Google’s current engineering facilities in the United States, India and Switzerland are all leaders in search technology development. However, by locating a research and technology center on the moon, Google engineers will be able to experiment with an entirely different set of parameters. For example, imagine tapping unlimited solar energy to drive megawatt data centers and power innumerable arrays of massively parallel lava lamps, with ample no-cost cooling available to regulate the temperature of server farms sprawling over acres of land unblighted by sentient lifeforms or restrictive zoning ordinances.”—Excerpt from “Google Copernicus Center Is Hiring,” the company’s 2004 April Fool’s Day hoax
With the establishment of the Google Lunar X Prize, Google’s 2004 Copernicus Center announcement seems less April Fool’s Day hoax, more company aspiration. At Wired NextFest in Los Angeles yesterday, Google said it will award up to $30 million in prize money to anyone able to land a privately funded spacecraft on the moon.
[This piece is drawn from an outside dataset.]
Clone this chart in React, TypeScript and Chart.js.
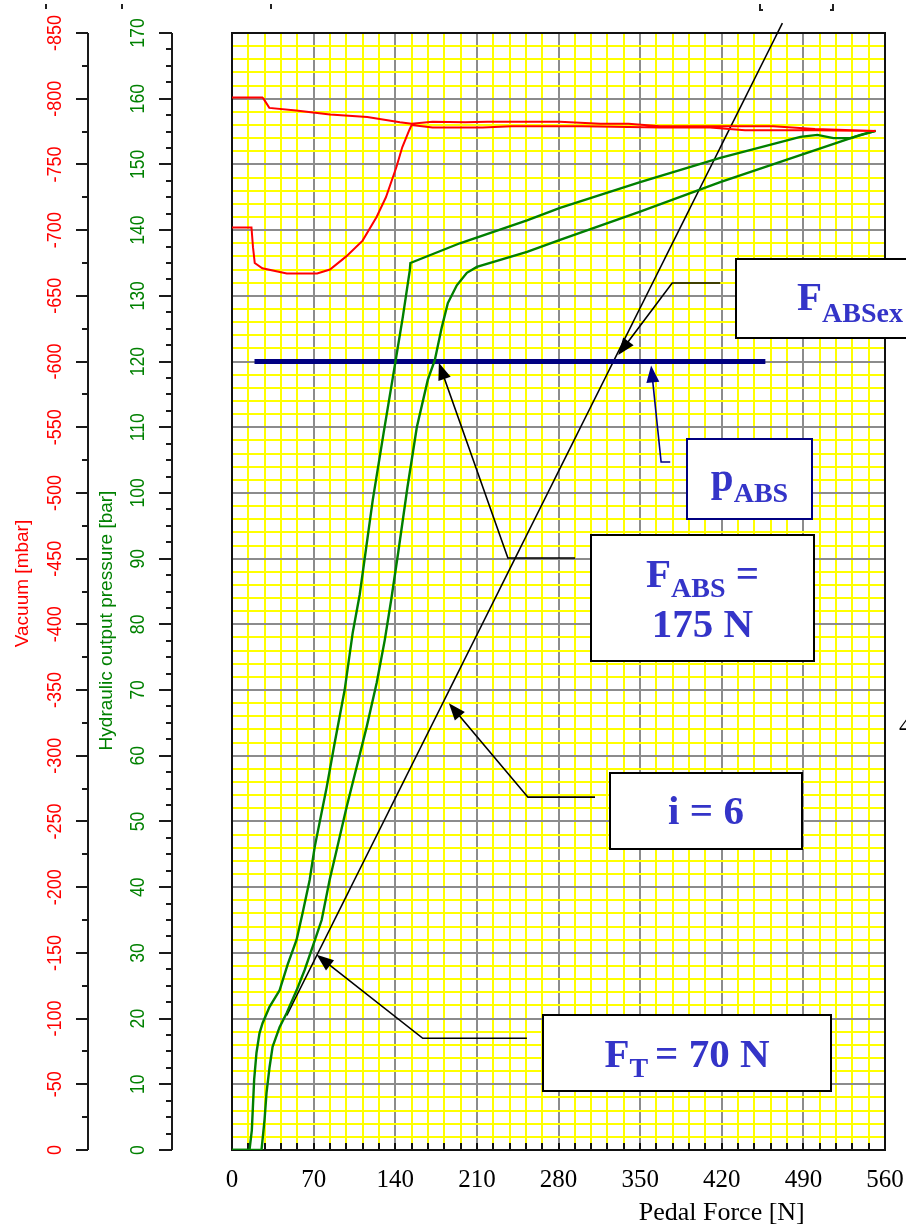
import React, { useEffect, useRef } from 'react';
import { Chart, registerables } from 'chart.js';

Chart.register(...registerables);

// ---------------- data ----------------
const forceTickLabels = [0, 70, 140, 210, 280, 350, 420, 490, 560];
const pressureTickLabels = [0, 10, 20, 30, 40, 50, 60, 70, 80, 90, 100, 110, 120, 130, 140, 150, 160, 170];
const vacuumTickLabels = [0, -50, -100, -150, -200, -250, -300, -350, -400, -450, -500, -550, -600, -650, -700, -750, -800, -850];

// [pedal force N, hydraulic pressure bar]
const releaseCurve: [number, number][] = [
  [0, 0], [15, 0], [17, 3], [19, 10.7], [21, 14.8], [23.6, 17.8], [26.2, 19.3], [32.2, 21.8], [40.8, 24.3],
  [47.7, 28.2], [55.4, 32.0], [60.6, 36.1], [66.6, 41.1], [70.9, 46.1], [81.2, 55.2], [88, 61.9], [96.6, 70.0],
  [103.5, 78.7], [109.5, 84.5], [120.7, 98.9], [130, 109.1], [140, 119.8], [146.5, 126.8], [152.5, 133.9],
  [153, 135], [195.4, 138], [253, 141.5], [281.3, 143.4], [350, 147.3], [418.7, 151], [487.4, 154.2],
  [502, 154.5], [515.8, 154], [530.4, 154], [551.9, 155.1],
];
const applyCurve: [number, number][] = [
  [0, 0], [25.3, 0], [27.9, 4.6], [29.6, 8.7], [32.2, 12.6], [34.8, 15.7], [40.8, 18.7], [46.8, 20.8],
  [55.4, 24.3], [62.3, 27.4], [69.1, 30.9], [76.9, 35], [83.7, 41.1], [89.8, 45.7], [98.3, 52.2],
  [106.9, 58.3], [115.5, 64.4], [124.1, 71.1], [131, 77.6], [136.5, 83.7], [142.5, 90.9], [150.5, 100.9],
  [158.5, 110], [167.9, 117.2], [173.9, 120.2], [179.9, 125.2], [185.1, 128.9], [192.8, 131.6],
  [201.4, 133.5], [210, 134.4], [253, 136.7], [281.3, 138.5], [350, 142.8], [418.7, 147.3],
  [487.4, 151.4], [538.9, 154.5], [551.9, 155.1],
];
// [pedal force N, vacuum mbar]
const vacuumCurve: [number, number][] = [
  [0, -702], [16.7, -702], [18, -687], [19.5, -675], [26, -671], [47, -667], [73, -667], [84, -670],
  [98, -680], [112, -692], [124, -710], [132, -725], [141, -748], [146, -763], [152, -776], [154, -780],
  [172, -778], [215, -778], [240, -779], [300, -779], [367, -778], [410, -778], [440, -776], [464, -776],
  [500, -776], [552, -775.5], [500, -777], [464, -779], [440, -779], [410, -779], [367, -779], [340, -781],
  [316, -781], [281, -782.5], [247, -782.5], [219, -782.5], [200, -782], [172, -782.5], [154, -781],
  [144, -782], [116, -786], [84, -788], [55, -791], [32, -793], [27, -800], [26, -801], [0, -801],
];
const pAbsLine: [number, number][] = [[19.3, 120], [457.4, 120]];
const ratioLine: [number, number][] = [[47, 20.5], [472, 171.5]];

// ---------------- styles / annotations ----------------
const GRID_YELLOW = '#ffff00';
const GRID_GRAY = '#8c8c8c';
const TEXT_BLUE = '#3434c8';

type Run = { t: string; size: number; dy?: number };
type Callout = {
  box: [number, number, number, number];
  border: string;
  textLeft?: number;
  lines: { base: number; runs: Run[] }[];
  path: [number, number][];
  pathColor: string;
};

const callouts: Callout[] = [
  {
    box: [266.7, 20.5, 514.1, 9.0], border: '#000',
    lines: [{ base: 52, runs: [{ t: 'F', size: 41 }, { t: 'T ', size: 28, dy: 10 }, { t: '= 70 N', size: 41 }] }],
    path: [[252.9, 17.0], [163.6, 17.0], [72.6, 29.7]], pathColor: '#000',
  },
  {
    box: [324.2, 57.4, 489.1, 45.8], border: '#000',
    lines: [{ base: 51, runs: [{ t: 'i = 6', size: 41 }] }],
    path: [[311.3, 53.7], [253.8, 53.7], [186, 68]], pathColor: '#000',
  },
  {
    box: [307.9, 93.6, 499.4, 74.4], border: '#000',
    lines: [
      { base: 52, runs: [{ t: 'F', size: 41 }, { t: 'ABS', size: 28, dy: 10 }, { t: ' =', size: 41 }] },
      { base: 102, runs: [{ t: '175 N', size: 41 }] },
    ],
    path: [[294.2, 90.1], [236.6, 90.1], [177.4, 119.8]], pathColor: '#000',
  },
  {
    box: [390.4, 108.2, 497, 96.0], border: '#000080',
    lines: [{ base: 52, runs: [{ t: 'p', size: 41 }, { t: 'ABS', size: 28, dy: 11 }] }],
    path: [[375.8, 104.7], [368.0, 104.7], [359.4, 119.4]], pathColor: '#000080',
  },
  {
    box: [432.4, 135.6, 594.8, 123.6], border: '#000', textLeft: 61,
    lines: [{ base: 51, runs: [{ t: 'F', size: 41 }, { t: 'ABSex', size: 28, dy: 12 }] }],
    path: [[418.7, 131.95], [377.5, 131.95], [331.2, 121.0]], pathColor: '#000',
  },
];

const toXY = (pts: [number, number][]) => pts.map(([x, y]) => ({ x, y }));
const isMult = (v: number, m: number) => Math.abs(v / m - Math.round(v / m)) < 1e-6;

function drawArrow(ctx: CanvasRenderingContext2D, pts: [number, number][], color: string) {
  ctx.save();
  ctx.strokeStyle = color;
  ctx.fillStyle = color;
  ctx.lineWidth = 1.6;
  const n = pts.length;
  const [x1, y1] = pts[n - 2];
  const [x2, y2] = pts[n - 1];
  const ang = Math.atan2(y2 - y1, x2 - x1);
  const L = 17, W = 6.5;
  ctx.beginPath();
  ctx.moveTo(pts[0][0], pts[0][1]);
  for (let i = 1; i < n - 1; i++) ctx.lineTo(pts[i][0], pts[i][1]);
  ctx.lineTo(x2 - Math.cos(ang) * (L - 2), y2 - Math.sin(ang) * (L - 2));
  ctx.stroke();
  const c = Math.cos(ang), s = Math.sin(ang);
  ctx.beginPath();
  ctx.moveTo(x2, y2);
  ctx.lineTo(x2 - L * c + W * s, y2 - L * s - W * c);
  ctx.lineTo(x2 - L * c - W * s, y2 - L * s + W * c);
  ctx.closePath();
  ctx.fill();
  ctx.restore();
}

function drawRot(ctx: CanvasRenderingContext2D, text: string, x: number, y: number, font: string, color: string, stretch = 1) {
  ctx.save();
  ctx.translate(x, y);
  ctx.rotate(-Math.PI / 2);
  ctx.scale(stretch, 1);
  ctx.font = font;
  ctx.fillStyle = color;
  ctx.textAlign = 'center';
  ctx.textBaseline = 'middle';
  ctx.fillText(text, 0, 0);
  ctx.restore();
}

const decorPlugin = {
  id: 'decor',
  beforeDraw(chart: any) {
    const { ctx, width, height } = chart;
    ctx.save();
    ctx.fillStyle = '#fff';
    ctx.fillRect(0, 0, width, height);
    ctx.restore();
  },
  beforeDatasetsDraw(chart: any) {
    const { ctx, chartArea: a } = chart;
    const xs = chart.scales.x;
    ctx.save();
    ctx.strokeStyle = '#111';
    ctx.lineWidth = 2;
    ctx.strokeRect(a.left, a.top, a.right - a.left, a.bottom - a.top);
    ctx.beginPath();
    for (let v = 0; v <= 560; v += 14) {
      const px = Math.round(xs.getPixelForValue(v));
      ctx.moveTo(px, a.bottom);
      ctx.lineTo(px, a.bottom - 7);
    }
    ctx.stroke();
    ctx.restore();
  },
  afterDatasetsDraw(chart: any) {
    const { ctx, chartArea: a } = chart;
    const xs = chart.scales.x;
    const ys = chart.scales.y;
    const vs = chart.scales.y2;
    ctx.save();

    // ---- left axes ----
    const redX = a.left - 144;
    const greenX = a.left - 60;
    ctx.strokeStyle = '#1a1a1a';
    ctx.lineWidth = 2;
    ctx.beginPath();
    ctx.moveTo(redX, vs.getPixelForValue(-850));
    ctx.lineTo(redX, vs.getPixelForValue(0));
    ctx.moveTo(greenX, ys.getPixelForValue(170));
    ctx.lineTo(greenX, ys.getPixelForValue(0));
    for (let v = 0; v >= -850; v -= 25) {
      const py = Math.round(vs.getPixelForValue(v));
      const len = isMult(v, 50) ? 12 : 6;
      ctx.moveTo(redX - len, py);
      ctx.lineTo(redX, py);
    }
    for (let p = 0; p <= 170; p += 2.5) {
      const py = Math.round(ys.getPixelForValue(p));
      const len = isMult(p, 10) ? 13 : 6;
      ctx.moveTo(greenX - len, py);
      ctx.lineTo(greenX, py);
    }
    ctx.stroke();

    const tickFont = '20px "Liberation Sans"';
    vacuumTickLabels.forEach((v) => drawRot(ctx, String(v), redX - 33, vs.getPixelForValue(v), tickFont, '#ff0000', 0.9));
    pressureTickLabels.forEach((p) => drawRot(ctx, String(p), greenX - 34, ys.getPixelForValue(p), tickFont, '#008000', 0.88));
    drawRot(ctx, 'Vacuum [mbar]', redX - 65, vs.getPixelForValue(-425) - 8, '19px "Liberation Sans"', '#ff0000');
    drawRot(ctx, 'Hydraulic output pressure [bar]', greenX - 65, ys.getPixelForValue(85) + 29, '19px "Liberation Sans"', '#008000');

    // ---- x title ----
    ctx.fillStyle = '#000';
    ctx.font = '26px "Liberation Serif"';
    ctx.textAlign = 'center';
    ctx.textBaseline = 'alphabetic';
    ctx.fillText('Pedal Force [N]', xs.getPixelForValue(420), a.bottom + 70);

    // ---- callouts ----
    callouts.forEach((c) => {
      const path = c.path.map(([f, p]) => [xs.getPixelForValue(f), ys.getPixelForValue(p)] as [number, number]);
      drawArrow(ctx, path, c.pathColor);
      const x1 = Math.round(xs.getPixelForValue(c.box[0]));
      const y1 = Math.round(ys.getPixelForValue(c.box[1]));
      const x2 = Math.round(xs.getPixelForValue(c.box[2]));
      const y2 = Math.round(ys.getPixelForValue(c.box[3]));
      ctx.fillStyle = '#fff';
      ctx.fillRect(x1, y1, x2 - x1, y2 - y1);
      ctx.strokeStyle = c.border;
      ctx.lineWidth = 2;
      ctx.strokeRect(x1, y1, x2 - x1, y2 - y1);
      ctx.fillStyle = TEXT_BLUE;
      ctx.textAlign = 'left';
      ctx.textBaseline = 'alphabetic';
      c.lines.forEach((ln) => {
        let total = 0;
        const widths = ln.runs.map((r) => {
          ctx.font = `bold ${r.size}px "Liberation Serif"`;
          const w = ctx.measureText(r.t).width;
          total += w;
          return w;
        });
        let x = c.textLeft !== undefined ? x1 + c.textLeft : (x1 + x2) / 2 - total / 2;
        ln.runs.forEach((r, i) => {
          ctx.font = `bold ${r.size}px "Liberation Serif"`;
          ctx.fillText(r.t, x, y1 + ln.base + (r.dy || 0));
          x += widths[i];
        });
      });
    });

    // ---- cropped remnants at page edges ----
    ctx.fillStyle = '#222';
    ctx.fillRect(45, 4, 2, 5);
    ctx.fillRect(121, 4, 2, 5);
    ctx.fillRect(270, 4, 2, 5);
    ctx.fillRect(759, 4, 2, 6);
    ctx.fillRect(759, 9, 4, 2);
    ctx.fillRect(832, 4, 2, 6);
    ctx.fillRect(830, 9, 4, 2);
    ctx.fillStyle = '#000';
    ctx.font = '26px "Liberation Serif"';
    ctx.textAlign = 'left';
    ctx.fillText('4', 899, 734);
    ctx.restore();
  },
};

export default function App() {
  const ref = useRef<HTMLCanvasElement>(null);
  useEffect(() => {
    const canvas = ref.current;
    if (!canvas) return;
    const chart = new Chart(canvas, {
      type: 'line',
      data: {
        datasets: [
          { label: 'Vacuum', data: toXY(vacuumCurve), yAxisID: 'y2', borderColor: '#ff0000', borderWidth: 2, pointRadius: 0, tension: 0 },
          { label: 'Release', data: toXY(releaseCurve), yAxisID: 'y', borderColor: '#008000', borderWidth: 2.4, pointRadius: 0, tension: 0 },
          { label: 'Apply', data: toXY(applyCurve), yAxisID: 'y', borderColor: '#008000', borderWidth: 2.4, pointRadius: 0, tension: 0 },
          { label: 'pABS', data: toXY(pAbsLine), yAxisID: 'y', borderColor: '#000080', borderWidth: 5, borderCapStyle: 'butt', pointRadius: 0 },
          { label: 'i = 6', data: toXY(ratioLine), yAxisID: 'y', borderColor: '#000', borderWidth: 1.5, pointRadius: 0, clip: false as any },
        ] as any,
      },
      options: {
        responsive: false,
        animation: false,
        devicePixelRatio: 1,
        events: [],
        layout: { padding: { left: 232, right: 21, top: 33, bottom: 0 } },
        plugins: { legend: { display: false }, tooltip: { enabled: false }, title: { display: false } },
        scales: {
          x: {
            type: 'linear', min: 0, max: 560, position: 'bottom',
            afterFit: (s: any) => { s.height = 77; s.paddingLeft = 0; s.paddingRight = 0; },
            ticks: {
              stepSize: 14, autoSkip: false, maxRotation: 0, minRotation: 0, padding: 15, color: '#000',
              font: { family: 'Liberation Serif', size: 25 },
              callback: (v: any) => (forceTickLabels.includes(Number(v)) ? String(v) : ''),
            },
            grid: {
              color: (c: any) => (c.tick && isMult(c.tick.value, 70) ? GRID_GRAY : GRID_YELLOW),
              lineWidth: 2, drawTicks: false,
            },
            border: { display: false },
          },
          y: {
            type: 'linear', min: 0, max: 170, position: 'left',
            afterFit: (s: any) => { s.width = 0; s.paddingTop = 0; s.paddingBottom = 0; },
            ticks: { stepSize: 2, display: false, autoSkip: false },
            grid: {
              color: (c: any) => (c.tick && isMult(c.tick.value, 10) ? GRID_GRAY : GRID_YELLOW),
              lineWidth: 2, drawTicks: false,
            },
            border: { display: false },
          },
          y2: { type: 'linear', min: -850, max: 0, reverse: true, display: false },
        },
      } as any,
      plugins: [decorPlugin],
    });
    return () => chart.destroy();
  }, []);
  return (
    <div style={{ position: 'absolute', left: 0, top: 0, width: 906, height: 1227, background: '#fff' }}>
      <canvas ref={ref} width={906} height={1227} style={{ display: 'block', width: 906, height: 1227 }} />
    </div>
  );
}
To win the purse, the lunar craft must travel the lunar surface to a distance of at least 1,640 feet and relay video, images and data back to Earth. And it must do so by the end of 2012.
“We are confident that teams from around the world will help develop new robotic and virtual-presence technology, which will dramatically reduce the cost of space exploration,” said Peter Diamandis, head of the X Prize Foundation–the nonprofit institute working with Google on this effort. “Moon 2.0, the second era of lunar exploration, will not be a quest for ‘flags and footprints.’ This time we will go to the moon to stay. The moon is a stepping stone to the rest of the solar system and a source of solutions to some of the most pressing environmental problems that we face on Earth–energy independence and climate change.”
That seems a noble goal. Question is: is it an attainable one? There are plenty of skeptics who claim it’s not. “It’s hard to imagine this project costing less than a few hundred million dollars; PayPal billionaire Elon Musk, so far the most accomplished of the ‘new space’ entrepreneurs, has pumped an estimated $100 million into his Falcon 1 launch vehicle [and] still hasn’t reached orbit,” says Popular Mechanics air and space correspondent David Noland. “Against that kind of financial investment, $20 million is a drop in the bucket. A prize-winner would have to come up with millions upon millions on his own. Anyone who can come up with that kind of money would probably want to make up his own rules, not follow Google’s.”